I walked along the Seine, up to Montmartre, and I saw the first apartment that he and Hadley shared. Of course, we didn’t go in it since it’s occupied but I saw the neighborhood.
I was recently listening to some tapes that Alice Sokoloff made of her friend, Hadley Hemingway Mowrer. All of these tapes ultimately became the book that Alice wrote about Hadley. Hadley was describing in this particular conversation the bad neighborhood that she and Ernest had lived in, its unpleasant smell since they were near a lumberyard, and her loneliness in Paris initially. I’d never been aware of that loneliness prior to listening to the tape. I had always had the impression that Hadley was happy in Paris from day one because Hemingway was happy. In this tape, she described how difficult it was without knowing the language, and, given the fact that he was away during the day writing, she felt like an outsider who did not yet have friends. She was quite homesick.
Ultimately, Hadley came to love Paris and willingly stayed there. Even after she and Paul Mowrer moved back to Chicago, they ultimately returned to Paris for a few years after the war. A Moveable Feast describes well the foods, the sights, and the smells in Paris in those early years. It was my dream to go and see these places while knowing that they had all changed. Paris truly exceeded my expectations in most every way.

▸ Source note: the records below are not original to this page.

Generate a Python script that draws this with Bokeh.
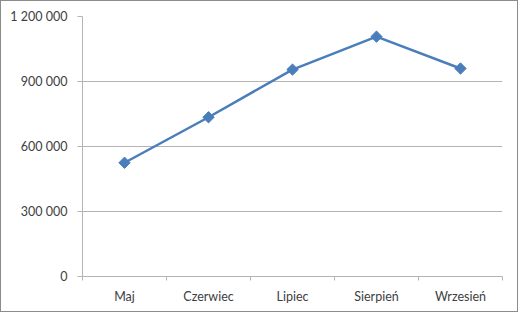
import math
from bokeh.plotting import figure
from bokeh.models import FixedTicker, Range1d
from bokeh.embed import file_html
from bokeh.resources import INLINE

months = ["Maj", "Czerwiec", "Lipiec", "Sierpień", "Wrzesień"]
values = [525000, 735000, 955000, 1107000, 960000]
y_ticks = [0, 300000, 600000, 900000, 1200000]
y_tick_labels = ["0", "300 000", "600 000", "900 000", "1 200 000"]

FONT = "Lato"
TEXT = "#404040"
GRID = "#b4b4b4"
BLUE = "#4a7ebb"

p = figure(width=518, height=312, output_backend="svg", toolbar_location=None,
           x_range=Range1d(0, len(months)), y_range=Range1d(0, 1200000),
           min_border_left=81, min_border_right=17, min_border_top=15, min_border_bottom=37)
p.styles = {"border": "1px solid #8c8c8c"}
p.outline_line_color = None
p.background_fill_color = "white"
p.border_fill_color = "white"

xs = [i + 0.5 for i in range(len(months))]
p.line(xs, values, line_color=BLUE, line_width=2.5)
p.scatter(xs, values, marker="square", angle=math.pi / 4, size=8,
          fill_color=BLUE, line_color=BLUE)

# x axis
p.xaxis.ticker = FixedTicker(ticks=xs, minor_ticks=list(range(len(months) + 1)))
p.xaxis.major_label_overrides = {x: m for x, m in zip(xs, months)}
p.xaxis.major_tick_line_color = None
p.xaxis.major_tick_out = 4
p.xaxis.major_tick_in = 0
p.xaxis.minor_tick_line_color = GRID
p.xaxis.minor_tick_out = 4
p.xaxis.minor_tick_in = 0
p.xaxis.major_label_standoff = 8
p.xaxis.axis_line_color = GRID
p.xgrid.grid_line_color = None

# y axis
p.yaxis.ticker = FixedTicker(ticks=y_ticks)
p.yaxis.major_label_overrides = {t: l for t, l in zip(y_ticks, y_tick_labels)}
p.yaxis.major_tick_line_color = GRID
p.yaxis.major_tick_out = 5
p.yaxis.major_tick_in = 0
p.yaxis.minor_tick_line_color = None
p.yaxis.major_label_standoff = 10
p.yaxis.axis_line_color = GRID
p.ygrid.grid_line_color = GRID
p.ygrid.grid_line_width = 1

for ax in (p.xaxis, p.yaxis):
    ax.major_label_text_font = FONT
    ax.major_label_text_font_size = "12.5px"
    ax.major_label_text_color = TEXT

open("out.html", "w").write(file_html(p, INLINE))
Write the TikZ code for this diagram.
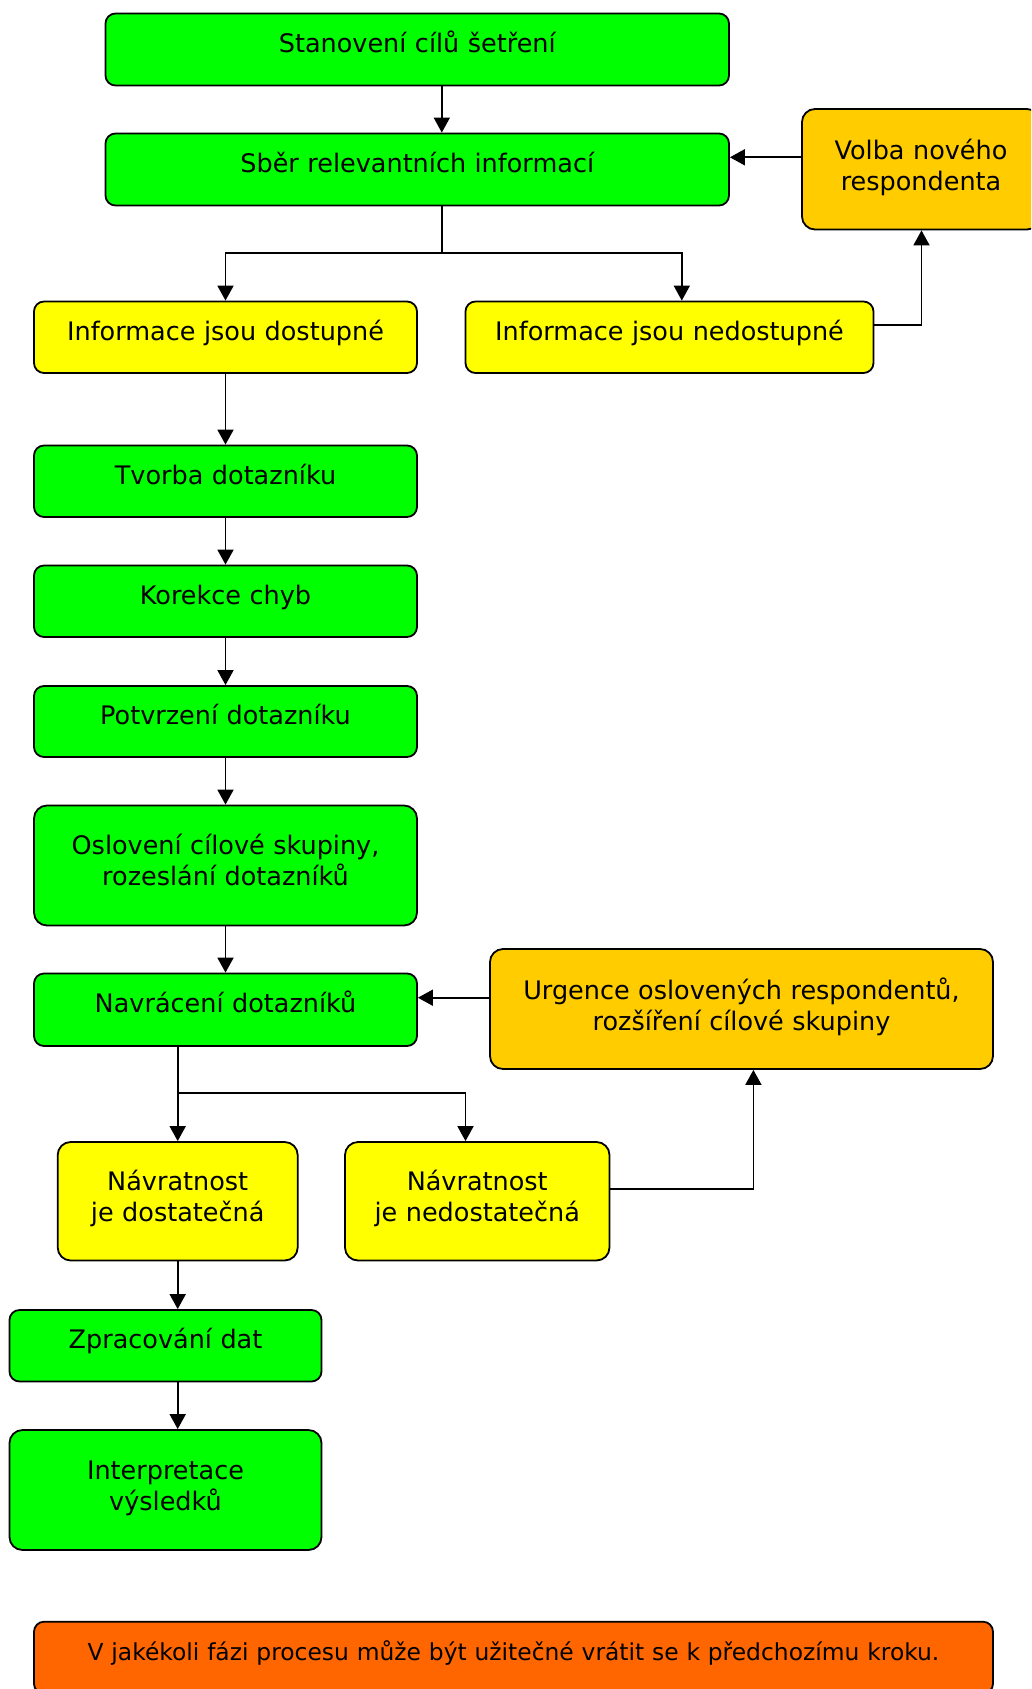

Aside from the Hemingway connection, I found Paris to be the loveliest city I’ve ever been in. I can’t wait to return. I fell in love with it. I did not meet one surly French person–and I was braced for it. I speak a little bit of French but my vocabulary is so rusty that I struggled. Still, everyone was simply wonderful; the food in the smallest cafés was terrific. We weren’t eating in five-star restaurants, and although I had done some research and set up a few reservations, when we were delayed in taking off, I cancelled everything. In any event, we felt very welcome in Paris and everyone we met was very friendly. I would go back in a split second.